C’est maintenant ou jamais.
« Je ne dis pas cela pour vous faire peur, disait le Pape, mais simplement pour dire que notre vie est un aujourd’hui : aujourd’hui ou jamais ». Il rappelait la parabole des dix vierges, le drame des cinq insouciantes qui arrivent trop tard au banquet.
Ce Carême invite à un examen de conscience : « Comment est-ce que je vis cet aujourd’hui ? ».
Il y a beaucoup de choses que nous avons remises à plus tard. Que ce soit à l’égard des autres : des aides matérielles, financières, mais aussi des gestes très simples comme des visites à des proches, malades ou isolés, abandonnés de tous. C’est maintenant le jour favorable, c’est maintenant ou jamais.
Tant de choses que nous avons remises à plus tard dans le domaine de la foi, de la prière et des sacrements : combien de temps depuis la dernière confession ? Je pense à ceux qui ne sont pas confirmés. C’est maintenant le jour favorable, c’est maintenant ou jamais.
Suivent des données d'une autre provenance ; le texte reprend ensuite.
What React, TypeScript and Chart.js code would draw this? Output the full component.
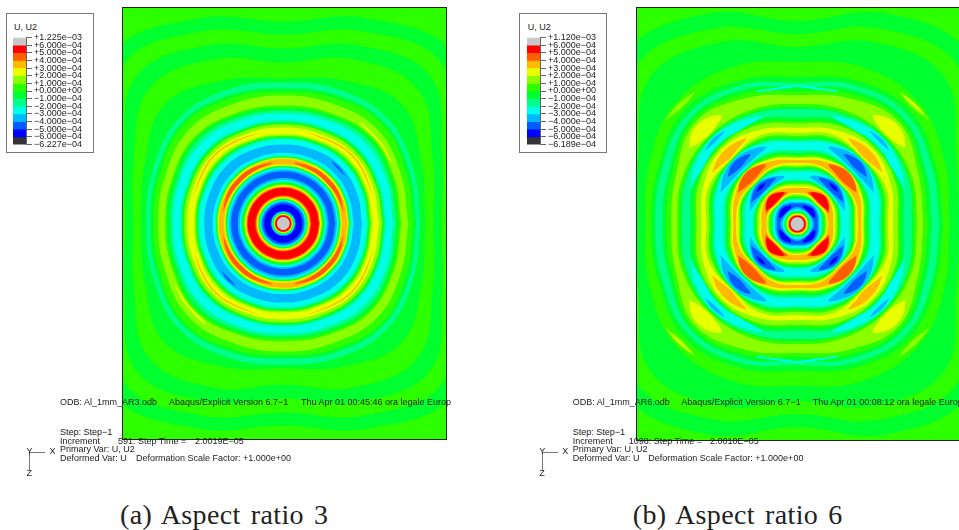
import React, { useEffect, useRef } from "react";
import { Chart, registerables } from "chart.js";

Chart.register(...registerables);

const levelColors = ["#c8c8c8", "#ff0000", "#ff5d00", "#ffb900", "#e8ff00", "#8bff00", "#2eff00", "#00ff2e", "#00ff8b", "#00ffe8", "#00b9ff", "#005dff", "#0000ff", "#333333"];
const tickLabelsA = ["+1.225e\u221203", "+6.000e\u221204", "+5.000e\u221204", "+4.000e\u221204", "+3.000e\u221204", "+2.000e\u221204", "+1.000e\u221204", "+0.000e+00", "\u22121.000e\u221204", "\u22122.000e\u221204", "\u22123.000e\u221204", "\u22124.000e\u221204", "\u22125.000e\u221204", "\u22126.000e\u221204", "\u22126.227e\u221204"];
const tickLabelsB = ["+1.120e\u221203", "+6.000e\u221204", "+5.000e\u221204", "+4.000e\u221204", "+3.000e\u221204", "+2.000e\u221204", "+1.000e\u221204", "+0.000e+00", "\u22121.000e\u221204", "\u22122.000e\u221204", "\u22123.000e\u221204", "\u22124.000e\u221204", "\u22125.000e\u221204", "\u22126.000e\u221204", "\u22126.189e\u221204"];

// contour rows: [level, radius at 0deg, 22.5deg, 45deg, 67.5deg, 90deg] (short rows are symmetric or circular)
const ringsA: number[][] = [
  [6, 400],
  [7, 172, 185, 240, 222, 202], [6, 165, 176, 225, 208, 189], [7, 158, 172, 208, 193, 175], [6, 150, 162, 190, 178, 161],
  [7, 142, 150, 168, 155, 145], [8, 137, 141, 148, 145, 141], [7, 133, 136.5, 143, 139, 135], [6, 130, 133, 140, 135.5, 132],
  [5, 125, 127.5, 133, 129.5, 128], [6, 118, 120, 124, 120, 118], [7, 116, 118, 122, 118, 115], [8, 113, 115, 119, 115, 113],
  [9, 110, 112, 115, 112, 110], [8, 103, 104, 106.5], [7, 101, 102, 104.5], [6, 100, 101, 103], [5, 99, 100, 102],
  [4, 96, 97, 99], [5, 89, 90, 92], [6, 87.5, 88.5, 90], [7, 86.5, 87.3, 88.5], [8, 85.5, 86.2, 87.3], [9, 84, 84.7, 85.8],
  [10, 79, 79.7, 81], [9, 70.5, 70.8, 71.5], [8, 67.5, 67.8, 68.5], [7, 66.8, 67, 67.6], [6, 66.3, 66.5, 67], [5, 65.8, 66, 66.4], [4, 65.2, 65.4, 65.8], [3, 64.5],
  [4, 59], [5, 58], [6, 57.5], [7, 57], [8, 56.5], [9, 55.5], [10, 54], [11, 52], [10, 45.5], [9, 43.5], [8, 42], [7, 41], [6, 40], [5, 39], [4, 38],
  [3, 37], [2, 36.5], [1, 35.5], [2, 28], [3, 27], [4, 26], [5, 25.3], [6, 24.7], [7, 24.2], [8, 23.7], [9, 23], [10, 22.2],
  [11, 21], [12, 19], [11, 12.6], [10, 12], [9, 11.3], [8, 10.8], [7, 10.4], [6, 10], [5, 9.6], [4, 9.2], [3, 8.8], [2, 8.4], [1, 8], [0, 6.4],
];
const ringsB: number[][] = [
  [6, 400],
  [7, 190, 200, 242, 228, 203], [6, 176, 186, 226, 212, 190], [7, 162, 172, 208, 197, 177], [6, 152, 160, 172, 170, 162],
  [7, 146, 150, 160, 155, 147], [8, 142, 146, 155, 150, 141], [7, 135, 139, 150, 145, 137], [6, 131, 135, 147, 141, 133],
  [5, 126, 131, 144, 136, 129], [6, 120, 124, 124.5, 123, 120], [7, 117, 121, 123, 120, 117], [8, 115, 120, 122, 119, 115],
  [7, 106.7, 112, 111], [6, 103, 108.5, 110], [5, 100.7, 106.5, 108.5], [4, 96, 101.5, 106.5], [5, 91, 96, 92.5], [6, 88, 93, 92],
  [7, 86, 91, 91.5], [8, 84, 89, 91], [9, 82, 87, 90.5], [8, 74, 77, 75.5], [7, 71, 75, 74.5], [6, 69, 73, 74], [5, 67, 71, 73.5],
  [4, 66, 70, 73], [3, 64, 68, 72.5], [4, 61, 62.5, 60], [5, 58.5, 61, 59], [6, 57, 60, 58.5], [7, 56, 59, 58], [8, 54.5, 57.5, 57.5],
  [9, 52, 55, 57], [8, 44.5, 45, 44], [7, 43, 44, 43], [6, 41.5, 43, 42.5], [5, 40, 41.5, 42], [4, 38, 40, 41], [3, 36, 38, 40.5],
  [4, 31, 31, 28.5], [5, 30, 29.5, 27.5], [6, 28, 28.5, 27], [7, 26.5, 27.5, 26.5], [8, 25.5, 26.5, 26], [9, 24, 25.5, 25.5],
  [10, 22, 23.3, 24.5], [11, 20.5, 21.7, 23], [10, 17, 16, 15.5], [9, 15, 14.5, 14.5], [8, 13, 13.3, 13.5], [7, 12, 12.5, 12.5],
  [6, 11.3, 11.7, 11.7], [5, 10.5, 11, 11], [4, 10, 10.3, 10.3], [3, 9.3, 9.6, 9.6], [2, 8.8, 9, 9], [1, 8.3, 8.4, 8.4], [0, 6.7],
];

// local patches: [level, quadrants (4 = all, 2 = upper right and lower left), angle, radius, angle, radius, ...]
const patchesA: number[][] = [
  [2, 4, 10, 61.5, 28, 63.5, 45, 64, 62, 63.5, 80, 61.5, 62, 60, 45, 59.5, 28, 60],
  [3, 4, 15, 94, 32, 96, 45, 97.5, 58, 96, 75, 94, 58, 94.5, 45, 96, 32, 94.5],
  [11, 2, 37, 78, 45, 79.5, 52, 78.5, 45, 77],
  [4, 2, 30, 125, 40, 127, 52, 127.5, 52, 126, 40, 125, 30, 124],
];
const patchesB: number[][] = [
  [5, 4, 38, 168, 45, 169, 52, 167, 45, 164],
  [4, 2, 40, 167.5, 45, 168, 51, 166.5, 45, 166],
  [9, 4, 73, 139.5, 90, 139, 90, 137.5, 73, 138],
  [4, 4, 35, 132, 40, 139, 45, 141, 50, 139, 55, 132, 50, 127, 45, 125.5, 40, 127],
  [9, 4, 18, 113, 30, 118, 45, 121, 60, 118, 72, 113, 60, 110, 45, 112, 30, 110],
  [10, 4, 38, 118, 45, 120, 52, 118, 45, 116],
  [3, 4, 31, 99.5, 38, 102.5, 45, 103.5, 52, 102.5, 59, 99.5, 52, 96, 45, 94, 38, 96],
  [10, 4, 22, 83, 34, 88.5, 45, 90, 56, 88.5, 68, 83, 56, 78.5, 45, 77.5, 34, 78.5],
  [11, 4, 34, 84, 40, 87.5, 45, 88.5, 50, 87.5, 56, 84, 50, 81, 45, 80, 40, 81],
  [2, 4, 28, 67, 36, 71, 45, 72.5, 54, 71, 62, 67, 54, 63.5, 45, 62, 36, 63.5],
  [10, 4, 15, 49, 30, 54, 45, 57, 60, 54, 75, 49, 60, 46, 45, 45.5, 30, 46],
  [11, 4, 25, 51, 35, 54, 45, 55.5, 55, 54, 65, 51, 55, 47.5, 45, 46.5, 35, 47.5],
  [12, 4, 38, 52, 45, 53.5, 52, 52, 45, 50],
  [2, 4, 18, 33, 32, 37.5, 45, 39.5, 58, 37.5, 72, 33, 58, 30.5, 45, 29.5, 32, 30.5],
  [1, 4, 23, 34, 34, 37, 45, 39, 56, 37, 67, 34, 56, 31, 45, 30.5, 34, 31],
  [12, 4, 18, 19, 30, 20.5, 45, 21.5, 60, 20.5, 72, 19, 60, 16.5, 45, 16, 30, 16.5],
];

const rad = (d: number) => (d * Math.PI) / 180;
const polar = (angle: number, r: number) => ({ x: r * Math.cos(rad(angle)), y: r * Math.sin(rad(angle)) });

function ringPoints(row: number[]) {
  const v = row.slice(1);
  const q = v.length === 1 ? [v[0], v[0], v[0], v[0], v[0]] : v.length === 3 ? [v[0], v[1], v[2], v[1], v[0]] : v;
  const radii = [...q, q[3], q[2], q[1], q[0], q[1], q[2], q[3], q[4], q[3], q[2], q[1], q[0]];
  return radii.map((r, i) => polar(i * 22.5, r));
}

function patchDatasets(row: number[]) {
  const [level, quadrants] = row;
  const pairs: number[][] = [];
  for (let i = 2; i < row.length; i += 2) pairs.push([row[i], row[i + 1]]);
  const maps = quadrants === 4
    ? [(a: number) => a, (a: number) => 180 - a, (a: number) => 180 + a, (a: number) => 360 - a]
    : [(a: number) => a, (a: number) => 180 + a];
  return maps.map((m) => {
    const pts = pairs.map(([a, r]) => polar(m(a), r));
    return shape(level, [...pts, pts[0]]);
  });
}

function shape(level: number, data: { x: number; y: number }[]) {
  return { data, backgroundColor: levelColors[level], showLine: true, tension: 0.4, capBezierPoints: false, pointRadius: 0, borderWidth: 0 };
}

const fillShape = {
  id: "fillShape",
  beforeDatasetDraw(chart: any, args: any) {
    const line = args.meta.dataset;
    const { ctx, chartArea: a } = chart;
    ctx.save();
    ctx.beginPath();
    ctx.rect(a.left, a.top, a.right - a.left, a.bottom - a.top);
    ctx.clip();
    line.updateControlPoints(a, "x");
    ctx.beginPath();
    line.path(ctx);
    ctx.closePath();
    ctx.fillStyle = chart.data.datasets[args.index].backgroundColor;
    ctx.fill();
    ctx.restore();
    return false;
  },
};

function Contour({ rings, patches, left, top, width, height, xMin, xMax, yMin, yMax }: any) {
  const ref = useRef<HTMLCanvasElement>(null);
  useEffect(() => {
    // Chart.js paints the last dataset first, so the innermost shapes come first here.
    const outsideIn = [
      ...rings.map((r: number[]) => shape(r[0], ringPoints(r))),
      ...patches.flatMap(patchDatasets),
    ];
    const chart = new Chart(ref.current!, {
      type: "scatter",
      plugins: [fillShape],
      data: { datasets: outsideIn.reverse() },
      options: {
        animation: false, responsive: false, events: [],
        layout: { padding: 0 },
        plugins: { legend: { display: false }, tooltip: { enabled: false } },
        scales: {
          x: { type: "linear", display: false, min: xMin, max: xMax },
          y: { type: "linear", display: false, min: yMin, max: yMax },
        },
      },
    } as any);
    return () => chart.destroy();
  }, []);
  return (
    <>
      <canvas ref={ref} width={width} height={height} style={{ position: "absolute", left, top, width, height }} />
      <div style={{ position: "absolute", left, top, width: width - 1, height: height - 1, border: "1px solid #222", borderRightWidth: 1 }} />
    </>
  );
}

function LegendBar({ labels, left, top }: { labels: string[]; left: number; top: number }) {
  const ref = useRef<HTMLCanvasElement>(null);
  useEffect(() => {
    const chart = new Chart(ref.current!, {
      type: "bar",
      data: {
        labels: ["U2"],
        datasets: levelColors.map((c) => ({ data: [1], backgroundColor: c, borderWidth: 0, barPercentage: 1, categoryPercentage: 1 })),
      },
      options: {
        animation: false, responsive: false, events: [],
        layout: { padding: { top: 2, bottom: 2, left: 0, right: 0 } },
        plugins: { legend: { display: false }, tooltip: { enabled: false } },
        scales: {
          x: { stacked: true, display: false },
          y: {
            stacked: true, position: "right", reverse: true, min: 0, max: 14,
            afterFit: (s: any) => { s.width = 68; },
            grid: { drawOnChartArea: false, tickLength: 6, color: "#666", tickWidth: 1 },
            border: { color: "#666" },
            ticks: {
              stepSize: 1, autoSkip: false, padding: 2, color: "#222",
              font: { family: "Liberation Sans", size: 9 },
              callback: (v: any) => labels[v],
            },
          },
        },
      },
    } as any);
    return () => chart.destroy();
  }, []);
  return <canvas ref={ref} width={81} height={122} style={{ position: "absolute", left, top, width: 81, height: 122 }} />;
}

const sans: React.CSSProperties = { position: "absolute", font: "9px/10px 'Liberation Sans'", color: "#222", whiteSpace: "pre" };

function T({ x, y, w, children }: { x: number; y: number; w?: number; children: React.ReactNode }) {
  return <div style={{ ...sans, left: x, top: y - 5, width: w, overflow: w ? "hidden" : undefined }}>{children}</div>;
}

function Panel(p: any) {
  const d = p.textX - 60;
  return (
    <>
      <Contour {...p.contour} />
      <div style={{ position: "absolute", left: p.boxX, top: 13, width: 86, height: 138, background: "#fff", border: "1px solid #777" }} />
      <T x={p.swatchX + 1} y={26.5}>U, U2</T>
      <LegendBar labels={p.labels} left={p.swatchX} top={p.legendTop} />
      <T x={p.textX} y={401.7}>{p.odb}</T>
      <T x={p.abaqusX} y={401.7}>Abaqus/Explicit Version 6.7{"\u2212"}1</T>
      <T x={p.dateX} y={401.7} w={p.dateW}>{p.date}</T>
      <T x={p.textX} y={431.7}>Step: Step{"\u2212"}1</T>
      <T x={p.textX} y={441}>Increment</T>
      <T x={p.incX} y={441}>{p.inc}</T>
      <T x={p.timeX} y={441}>{p.time}</T>
      <T x={p.textX} y={449}>Primary Var: U, U2</T>
      <T x={p.textX} y={457.7}>Deformed Var: U</T>
      <T x={p.factorX} y={457.7}>Deformation Scale Factor: +1.000e+00</T>
      <div style={{ position: "absolute", left: 29 + d * 1, top: 452, width: 16, height: 1, background: "#777" }} />
      <div style={{ position: "absolute", left: 29 + d * 1, top: 452, width: 1, height: 18, background: "#777" }} />
      <T x={26.5 + d} y={450.5}>Y</T>
      <T x={49.5 + d} y={451}>X</T>
      <T x={26.5 + d} y={472.5}>Z</T>
      <div style={{ position: "absolute", left: p.capX, top: 499, font: "28px/32px 'Liberation Serif'", color: "#222", whiteSpace: "pre", letterSpacing: 0.4, wordSpacing: 2.5 }}>{p.caption}</div>
    </>
  );
}

export default function App() {
  return (
    <div style={{ position: "absolute", left: 0, top: 0, width: 959, height: 530, overflow: "hidden", background: "#fff" }}>
      <Panel
        contour={{ rings: ringsA, patches: patchesA, left: 122, top: 7, width: 324, height: 432, xMin: -161.3, xMax: 162.7, yMin: -215.5, yMax: 216.5 }}
        boxX={6} swatchX={13} legendTop={30} labels={tickLabelsA}
        textX={60} abaqusX={169} dateX={301} dateW={150}
        odb="ODB: Al_1mm_AR3.odb" date="Thu Apr 01 00:45:46 ora legale Europa"
        incX={118} inc="591: Step Time =" timeX={195} time={"2.0019E\u221205"} factorX={136}
        capX={120} caption="(a) Aspect ratio 3"
      />
      <Panel
        contour={{ rings: ringsB, patches: patchesB, left: 636, top: 7, width: 323, height: 433, xMin: -161.3, xMax: 161.7, yMin: -216, yMax: 217 }}
        boxX={519} swatchX={526.7} legendTop={30} labels={tickLabelsB}
        textX={572.7} abaqusX={681.3} dateX={812.7} dateW={undefined}
        odb="ODB: Al_1mm_AR6.odb" date="Thu Apr 01 00:08:12 ora legale Europa"
        incX={628.7} inc="1098: Step Time =" timeX={710} time={"2.0010E\u221205"} factorX={648.3}
        capX={632.7} caption="(b) Aspect ratio 6"
      />
    </div>
  );
}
Tant de corrections à apporter dans notre vie, tant de ‘jeûnes’ indispensables à la santé de l’âme et du corps, à l’égard de la télévision, d’internet, des distractions, de la nourriture ou de la boisson. C’est maintenant le jour favorable, c’est maintenant ou jamais.
Et si nous ne le faisons pas, est-ce que Dieu nous en voudra ?
La caractéristique du Carême est de proclamer la miséricorde de Dieu, sa compassion pour chacun de ses enfants : « il est tendre et miséricordieux, lent à la colère et plein d’amour, renonçant au châtiment » dit le prophète Joël. « Le Seigneur s’est ému en faveur de son pays, il a eu pitié de son peuple ».
Notre Dieu est un Dieu indulgent. Comme un père plein de bonté et de tendresse pour ses enfants. Quelle tristesse si notre réponse était celle d’enfants négligents. Ne soyons pas négligents avec les gens indulgents. Au contraire, résistons à la pression du monde, aux exigences de conformité avec l’esprit du temps, pour courir comme des enfants bien-aimés vers les bras du Père.
Quand Jésus dit qu’il faut que nous soyons comme des enfants pour entrer dans le Royaume de Dieu, il parle évidemment des enfants qui s’arrêtent de jouer quand maman ou papa les appelle, qui laissent tout pour y aller, le cœur battant. Voilà l’esprit du Carême.